== SET EXERCISE ==
Without the images, write out the whole listing exactly.

== SUPPLIED MATERIAL ==

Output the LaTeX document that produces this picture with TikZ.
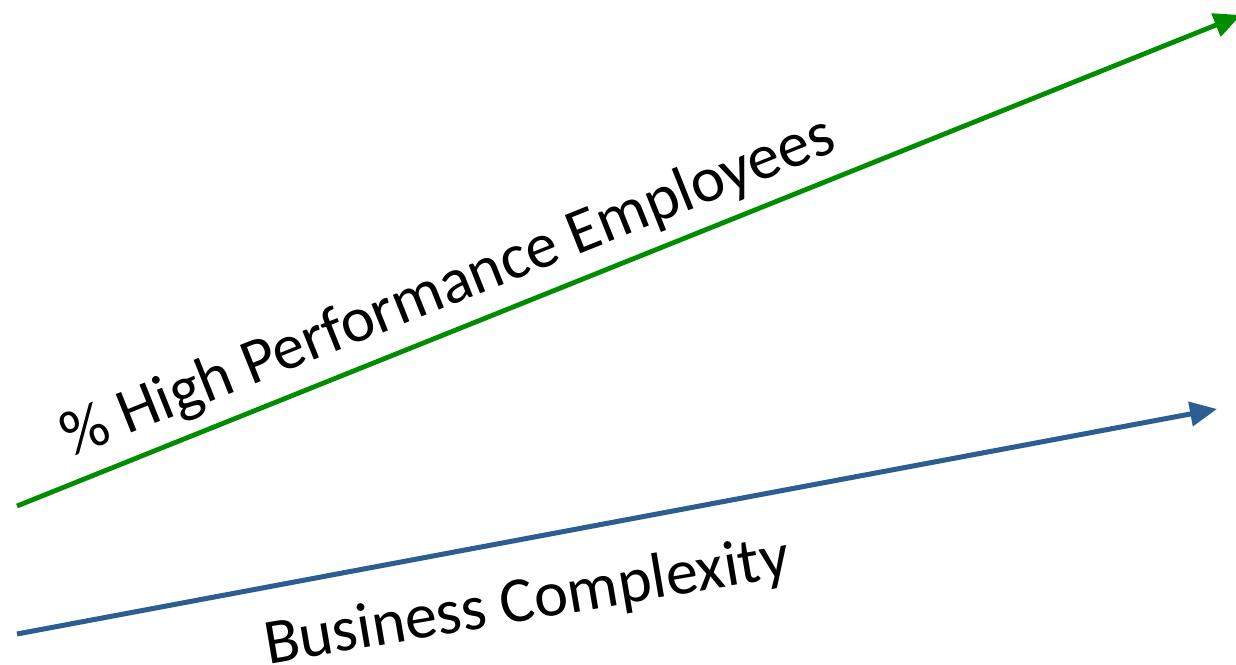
\documentclass[tikz,border=0pt]{standalone}
\usepackage{fontspec}
\setmainfont{Carlito}
\usetikzlibrary{arrows.meta}
\definecolor{hpgreen}{RGB}{0,142,0}
\definecolor{bcblue}{RGB}{44,94,146}
\begin{document}
\begin{tikzpicture}[x=1bp,y=-1bp,
  arrowline/.style={line cap=butt,-{Triangle[length=27bp,width=24bp]}},
  lbl/.style={font=\fontsize{64.5}{70}\selectfont,inner sep=0pt,anchor=base}]
\useasboundingbox (0,0) rectangle (1236,665);
\coordinate (g0) at (17,506);
\coordinate (g1) at (1241,15);
\coordinate (b0) at (17,634);
\coordinate (b1) at (1217,409);
\draw[arrowline,hpgreen,line width=4.8bp] (g0) -- (g1);
\draw[arrowline,bcblue,line width=5bp] (b0) -- (b1);
\node[lbl,rotate=21.8] (hp) at (455,304) {\% High Performance Employees};
\node[lbl,rotate=9.6] (bc) at (530,620) {Business Complexity};
\end{tikzpicture}
\end{document}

== EXERCISE SOLUTION ==
Output the LaTeX document that produces this picture with TikZ.
\documentclass[tikz,border=0pt]{standalone}
\usepackage{fontspec}
\setmainfont{Carlito}
\usetikzlibrary{arrows.meta}
\definecolor{hpgreen}{RGB}{0,142,0}
\definecolor{bcblue}{RGB}{44,94,146}
\begin{document}
\begin{tikzpicture}[x=1bp,y=-1bp,
  arrowline/.style={line cap=butt,-{Triangle[length=27bp,width=24bp]}},
  lbl/.style={font=\fontsize{64.5}{70}\selectfont,inner sep=0pt,anchor=base}]
\useasboundingbox (0,0) rectangle (1236,665);
\coordinate (g0) at (17,506);
\coordinate (g1) at (1241,15);
\coordinate (b0) at (17,634);
\coordinate (b1) at (1217,409);
\draw[arrowline,hpgreen,line width=4.8bp] (g0) -- (g1);
\draw[arrowline,bcblue,line width=5bp] (b0) -- (b1);
\node[lbl,rotate=21.8] (hp) at (455,304) {\% High Performance Employees};
\node[lbl,rotate=9.6] (bc) at (530,620) {Business Complexity};
\end{tikzpicture}
\end{document}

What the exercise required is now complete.